Financial Engineering serving Corporate Needs: a Partnership between the Public Utilities and the Private Sector

26Jun
1997

Synthesis of the presentation of Mr. Paul Goldschmidt, Director, DG II, European Commission organised at the invitation of Groupe Schneider.

Financial engineering takes in the whole range of options that can be considered in drawing up a financial package.

The development of financial engineering in Europe :
Financial engineering in Europe (which is lagging well behind the United States in the techniques it deploys) should take on a new dimension with the introduction of the Euro.
In addition to the fact that investors will no longer face an exchange risk, the single currency will lead to a lengthening in maturity date options for issues by public or semi-public bodies and an expansion in the range of credit facilities.

The Euro, whose use also implies more rigorous budgetary discipline, requires the restructuring of financing methods. In fact, the availability of public funds (State budget and public loans) for financing major infrastructure projects will be increasingly regulated. At the same time, the move towards a system of capitalisation for the social security and pensions systems should make it possible to meet the new financing requirements. A structural change in the relationship between the financial players in the public and private sectors would therefore appear essential.

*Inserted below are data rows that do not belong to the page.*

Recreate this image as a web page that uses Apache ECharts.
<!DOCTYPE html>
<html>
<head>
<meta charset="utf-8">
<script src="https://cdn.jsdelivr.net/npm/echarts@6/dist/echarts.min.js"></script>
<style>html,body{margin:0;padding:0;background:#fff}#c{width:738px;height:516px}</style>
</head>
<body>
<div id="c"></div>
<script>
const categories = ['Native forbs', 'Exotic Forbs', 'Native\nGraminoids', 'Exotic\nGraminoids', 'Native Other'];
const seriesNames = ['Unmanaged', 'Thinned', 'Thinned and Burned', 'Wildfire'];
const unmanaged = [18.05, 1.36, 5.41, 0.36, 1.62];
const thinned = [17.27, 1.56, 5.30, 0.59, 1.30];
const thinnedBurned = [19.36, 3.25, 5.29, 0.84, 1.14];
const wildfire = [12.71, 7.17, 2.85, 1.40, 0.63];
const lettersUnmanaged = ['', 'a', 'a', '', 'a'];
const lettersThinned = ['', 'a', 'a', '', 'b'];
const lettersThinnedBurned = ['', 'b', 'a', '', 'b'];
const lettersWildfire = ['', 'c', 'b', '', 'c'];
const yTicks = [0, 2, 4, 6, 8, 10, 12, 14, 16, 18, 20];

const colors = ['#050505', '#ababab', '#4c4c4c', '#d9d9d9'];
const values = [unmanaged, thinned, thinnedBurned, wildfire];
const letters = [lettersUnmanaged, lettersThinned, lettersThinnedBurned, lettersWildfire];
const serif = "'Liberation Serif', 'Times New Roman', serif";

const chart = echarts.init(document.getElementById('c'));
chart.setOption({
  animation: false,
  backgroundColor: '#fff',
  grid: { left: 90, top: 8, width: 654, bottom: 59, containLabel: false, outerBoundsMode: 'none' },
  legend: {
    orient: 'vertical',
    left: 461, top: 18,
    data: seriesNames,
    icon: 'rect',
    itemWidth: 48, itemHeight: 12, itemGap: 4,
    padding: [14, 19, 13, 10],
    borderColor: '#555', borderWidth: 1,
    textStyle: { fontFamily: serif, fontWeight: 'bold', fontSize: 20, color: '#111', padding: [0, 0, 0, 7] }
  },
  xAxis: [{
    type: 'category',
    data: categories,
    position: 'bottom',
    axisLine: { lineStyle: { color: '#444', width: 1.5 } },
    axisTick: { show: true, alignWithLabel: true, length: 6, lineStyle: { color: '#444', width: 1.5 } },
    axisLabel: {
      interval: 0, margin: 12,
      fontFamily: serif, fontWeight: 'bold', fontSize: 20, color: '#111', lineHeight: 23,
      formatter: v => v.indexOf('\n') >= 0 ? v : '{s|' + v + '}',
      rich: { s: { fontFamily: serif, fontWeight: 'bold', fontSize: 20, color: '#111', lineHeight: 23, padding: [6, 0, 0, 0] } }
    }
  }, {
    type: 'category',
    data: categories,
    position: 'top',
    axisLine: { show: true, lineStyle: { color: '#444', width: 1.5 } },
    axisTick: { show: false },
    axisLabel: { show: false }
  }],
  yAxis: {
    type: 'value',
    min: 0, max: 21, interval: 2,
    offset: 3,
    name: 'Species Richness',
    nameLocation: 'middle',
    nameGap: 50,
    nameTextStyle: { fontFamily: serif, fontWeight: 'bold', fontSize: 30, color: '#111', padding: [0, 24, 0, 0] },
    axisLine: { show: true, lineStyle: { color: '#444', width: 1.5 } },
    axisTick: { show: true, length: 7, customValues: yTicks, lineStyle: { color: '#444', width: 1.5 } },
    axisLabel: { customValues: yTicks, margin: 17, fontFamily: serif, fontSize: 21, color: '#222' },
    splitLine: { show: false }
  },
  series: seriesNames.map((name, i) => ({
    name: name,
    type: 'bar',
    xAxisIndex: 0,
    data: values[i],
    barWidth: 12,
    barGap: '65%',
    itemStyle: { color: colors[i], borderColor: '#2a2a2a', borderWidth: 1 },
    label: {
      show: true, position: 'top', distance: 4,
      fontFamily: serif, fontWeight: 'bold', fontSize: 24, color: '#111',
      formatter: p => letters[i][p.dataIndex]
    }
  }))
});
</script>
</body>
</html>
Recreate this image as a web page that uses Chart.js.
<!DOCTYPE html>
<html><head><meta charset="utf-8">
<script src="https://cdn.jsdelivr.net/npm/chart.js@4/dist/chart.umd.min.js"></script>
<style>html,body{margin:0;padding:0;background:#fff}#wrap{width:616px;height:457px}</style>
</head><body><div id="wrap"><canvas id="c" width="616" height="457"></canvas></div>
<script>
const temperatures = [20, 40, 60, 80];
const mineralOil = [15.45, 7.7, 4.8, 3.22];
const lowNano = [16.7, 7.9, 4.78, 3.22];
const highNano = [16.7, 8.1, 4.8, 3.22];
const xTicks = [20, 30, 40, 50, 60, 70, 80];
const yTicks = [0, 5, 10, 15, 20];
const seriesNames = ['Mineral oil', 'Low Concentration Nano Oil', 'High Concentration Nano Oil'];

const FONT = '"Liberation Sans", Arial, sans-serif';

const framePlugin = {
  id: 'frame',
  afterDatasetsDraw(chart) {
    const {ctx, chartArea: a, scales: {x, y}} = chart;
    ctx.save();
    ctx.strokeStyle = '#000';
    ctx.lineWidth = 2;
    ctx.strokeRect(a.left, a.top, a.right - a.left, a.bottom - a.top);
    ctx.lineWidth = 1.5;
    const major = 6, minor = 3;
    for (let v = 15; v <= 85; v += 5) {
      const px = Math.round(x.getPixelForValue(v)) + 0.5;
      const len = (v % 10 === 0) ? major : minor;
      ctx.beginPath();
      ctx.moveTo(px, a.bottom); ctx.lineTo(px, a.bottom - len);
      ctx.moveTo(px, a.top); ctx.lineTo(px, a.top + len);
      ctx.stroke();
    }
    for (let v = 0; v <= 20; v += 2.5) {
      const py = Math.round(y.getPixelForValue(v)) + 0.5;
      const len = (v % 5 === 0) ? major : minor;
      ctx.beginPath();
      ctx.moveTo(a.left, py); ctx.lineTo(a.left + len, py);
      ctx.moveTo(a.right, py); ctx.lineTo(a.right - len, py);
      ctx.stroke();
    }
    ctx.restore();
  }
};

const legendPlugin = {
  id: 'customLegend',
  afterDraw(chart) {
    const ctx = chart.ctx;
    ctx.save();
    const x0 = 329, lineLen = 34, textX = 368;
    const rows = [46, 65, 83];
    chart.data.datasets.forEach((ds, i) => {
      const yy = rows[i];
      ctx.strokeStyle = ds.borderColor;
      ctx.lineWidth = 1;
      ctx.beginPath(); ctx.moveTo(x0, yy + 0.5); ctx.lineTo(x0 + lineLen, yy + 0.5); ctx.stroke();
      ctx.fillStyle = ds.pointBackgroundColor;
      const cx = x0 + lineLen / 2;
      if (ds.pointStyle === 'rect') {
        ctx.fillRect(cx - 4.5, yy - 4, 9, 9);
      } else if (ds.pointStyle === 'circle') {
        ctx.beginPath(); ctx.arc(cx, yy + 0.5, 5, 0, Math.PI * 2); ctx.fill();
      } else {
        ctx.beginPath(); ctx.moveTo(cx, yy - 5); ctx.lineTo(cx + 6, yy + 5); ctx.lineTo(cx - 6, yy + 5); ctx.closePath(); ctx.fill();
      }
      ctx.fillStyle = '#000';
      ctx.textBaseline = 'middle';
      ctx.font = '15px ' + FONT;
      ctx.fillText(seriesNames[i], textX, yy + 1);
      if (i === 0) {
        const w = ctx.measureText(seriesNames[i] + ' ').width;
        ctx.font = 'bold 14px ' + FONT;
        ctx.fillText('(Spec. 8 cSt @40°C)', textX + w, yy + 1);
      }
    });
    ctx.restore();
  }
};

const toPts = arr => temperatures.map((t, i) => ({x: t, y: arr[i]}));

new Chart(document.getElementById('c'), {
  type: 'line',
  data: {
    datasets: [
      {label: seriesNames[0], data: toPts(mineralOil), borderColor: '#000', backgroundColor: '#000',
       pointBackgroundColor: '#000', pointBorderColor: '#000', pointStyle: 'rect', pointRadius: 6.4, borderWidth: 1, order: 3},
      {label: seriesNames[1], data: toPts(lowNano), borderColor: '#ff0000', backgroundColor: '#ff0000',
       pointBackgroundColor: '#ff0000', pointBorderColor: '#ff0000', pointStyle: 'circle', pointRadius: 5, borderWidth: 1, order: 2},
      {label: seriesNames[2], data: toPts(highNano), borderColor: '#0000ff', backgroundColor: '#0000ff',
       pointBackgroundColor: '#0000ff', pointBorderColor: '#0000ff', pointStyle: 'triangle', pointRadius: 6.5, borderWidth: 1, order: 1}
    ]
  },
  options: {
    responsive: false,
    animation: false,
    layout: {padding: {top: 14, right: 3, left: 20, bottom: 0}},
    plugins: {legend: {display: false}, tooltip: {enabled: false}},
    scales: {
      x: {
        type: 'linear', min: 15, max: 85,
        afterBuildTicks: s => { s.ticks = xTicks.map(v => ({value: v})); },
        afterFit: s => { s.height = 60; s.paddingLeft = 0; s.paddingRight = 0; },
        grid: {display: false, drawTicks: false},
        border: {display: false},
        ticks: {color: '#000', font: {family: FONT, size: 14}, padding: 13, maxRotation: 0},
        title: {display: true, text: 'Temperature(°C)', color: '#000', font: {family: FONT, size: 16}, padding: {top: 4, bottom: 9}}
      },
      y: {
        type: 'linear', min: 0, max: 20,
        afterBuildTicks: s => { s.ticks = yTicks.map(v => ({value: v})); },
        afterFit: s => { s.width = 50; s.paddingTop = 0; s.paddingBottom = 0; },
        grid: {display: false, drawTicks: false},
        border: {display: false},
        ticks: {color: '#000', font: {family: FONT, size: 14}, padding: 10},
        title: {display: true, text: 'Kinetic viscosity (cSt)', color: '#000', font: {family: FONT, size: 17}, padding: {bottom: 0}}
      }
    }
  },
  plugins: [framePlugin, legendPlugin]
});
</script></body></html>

Change in the relationship between the public and private spheres :
This change in the relationship between the players from the public and private spheres requires greater human mobility between the two sectors in to order to allow each one better to understand the constraints and motivations of the other. In the context of their co-operation, the private sector must accept the principles underlying the way in which the public utilities work, which are not necessarily linked to the aims of profitability.

Furthermore, it can more easily become involved in financing profitable projects than the public utilities which have only limited resources. Thus there is no use in deploying limited public funds where private funds could be mobilised. It is essential to ensure that public and private involvement is complimentary. This is where the careful planning of a financial package comes fully into its own.

On that basis, how best can public money be allocated ?

Priority allocation of public funds :
Taking financial responsibility upstream for any action which leads to the subsequent mobilisation of private funds for the benefit of undertakings (financing of environmental impact studies, profitability studies…..)
Encouraging the raising of funds aimed at attracting investment into difficult sectors such as small and medium-sized businesses, or deprived areas, …
Taking on risks that lie within the jurisdiction of public authorities (risks linked with administrative authorisations, changes in legislation, …)
Re-allocating the financial spin-offs of an infrastructure project (increase in the tax base, …) in order to improve it or make it profitable.

Methods of intervention :
Intervention by the public authorities in the form of direct subsidies, reimbursable or otherwise.

Sharing the risks in terms of the nature of these risks : commercial risks for the promoters, political and administrative risks for the public authorities.
Allocation of the resources by the public authorities for the carrying out of projects justified by taking account of the non-financial elements (social considerations, …)
To conclude, financial engineering and how it can help industry should be pursued in the context of a partnership between the public and private sphere and therefore requires a change in attitudes.